8.The Committee, acting under article 5 (4) of the Optional Protocol, is of the view that the facts before it disclose a violation by the State party of the author’s rights under article 19 (2) of the Covenant.
9.Pursuant to article 2 (3) (a) of the Covenant, the State party is under an obligation to provide the author with an effective remedy. This requires it to make full reparation to individuals whose Covenant rights have been violated. Accordingly, the State party is obligated, inter alia, to provide the author with adequate compensation and to reimburse him for fine imposed and for any legal costs incurred by the author in relation to the domestic proceedings. The State party is also under an obligation to take all steps necessary to prevent similar violations from occurring in the future.

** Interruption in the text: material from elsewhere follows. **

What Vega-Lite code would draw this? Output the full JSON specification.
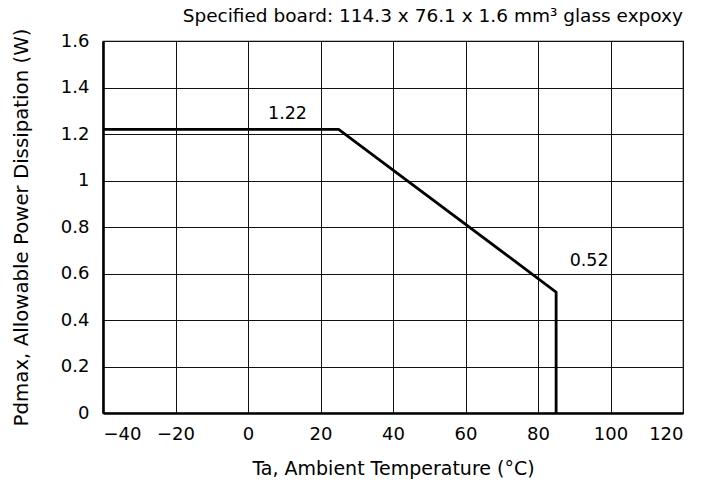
{
  "$schema": "https://vega.github.io/schema/vega-lite/v6.json",
  "autosize": "none",
  "width": 580,
  "height": 372,
  "padding": {"left": 103, "top": 41, "right": 19, "bottom": 70},
  "background": "white",
  "title": {
    "text": "Specified board: 114.3 x 76.1 x 1.6 mm³ glass expoxy",
    "anchor": "end",
    "fontSize": 18.5,
    "font": "DejaVu Sans",
    "fontWeight": "normal",
    "color": "black",
    "offset": 3
  },
  "config": {
    "view": {"stroke": "black", "strokeWidth": 1.2},
    "axis": {
      "labelFont": "DejaVu Sans",
      "titleFont": "DejaVu Sans",
      "labelFontSize": 18,
      "titleFontSize": 19,
      "titleFontWeight": "normal",
      "labelColor": "black",
      "titleColor": "black",
      "gridColor": "#111111",
      "gridOpacity": 1,
      "gridWidth": 1,
      "ticks": false,
      "domainColor": "black",
      "domainWidth": 2.6
    }
  },
  "datasets": {
    "curve": [
      {"ta": -40, "p": 1.22, "o": 0},
      {"ta": 25, "p": 1.22, "o": 1},
      {"ta": 85, "p": 0.52, "o": 2},
      {"ta": 85, "p": 0, "o": 3}
    ],
    "labels": [
      {"ta": 10.9, "p": 1.265, "t": "1.22"},
      {"ta": 94.1, "p": 0.634, "t": "0.52"}
    ]
  },
  "layer": [
    {
      "data": {"name": "curve"},
      "mark": {"type": "line", "color": "black", "strokeWidth": 2.8, "clip": true},
      "encoding": {
        "x": {
          "field": "ta", "type": "quantitative",
          "scale": {"domain": [-40, 120], "nice": false},
          "axis": {"values": [-40, -20, 0, 20, 40, 60, 80, 100, 120], "title": "Ta, Ambient Temperature (°C)", "labelPadding": 12, "titlePadding": 16}
        },
        "y": {
          "field": "p", "type": "quantitative",
          "scale": {"domain": [0, 1.6], "nice": false},
          "axis": {"values": [0, 0.2, 0.4, 0.6, 0.8, 1, 1.2, 1.4, 1.6], "format": "~g", "title": "Pdmax, Allowable Power Dissipation (W)", "labelPadding": 14, "titlePadding": 29, "titleFontSize": 19.75}
        },
        "order": {"field": "o"}
      }
    },
    {
      "data": {"name": "labels"},
      "mark": {"type": "text", "font": "DejaVu Sans", "fontSize": 17.5, "color": "black", "baseline": "alphabetic", "align": "center"},
      "encoding": {
        "x": {"field": "ta", "type": "quantitative"},
        "y": {"field": "p", "type": "quantitative"},
        "text": {"field": "t"}
      }
    }
  ]
}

10.Bearing in mind that, by becoming a party to the Optional Protocol, the State party has recognized the competence of the Committee to determine whether there has been a violation of the Covenant and that, pursuant to article 2 of the Covenant, the State party has undertaken to ensure to all individuals within its territory and subject to its jurisdiction the rights recognized in the Covenant and to provide an effective remedy when it has been determined that a violation has occurred, the Committee wishes to receive from the State party, within 180 days, information about the measures taken to give effect to the Committee’s Views. The State party is also requested to publish the present Views and disseminate them widely in the State party’s official languages.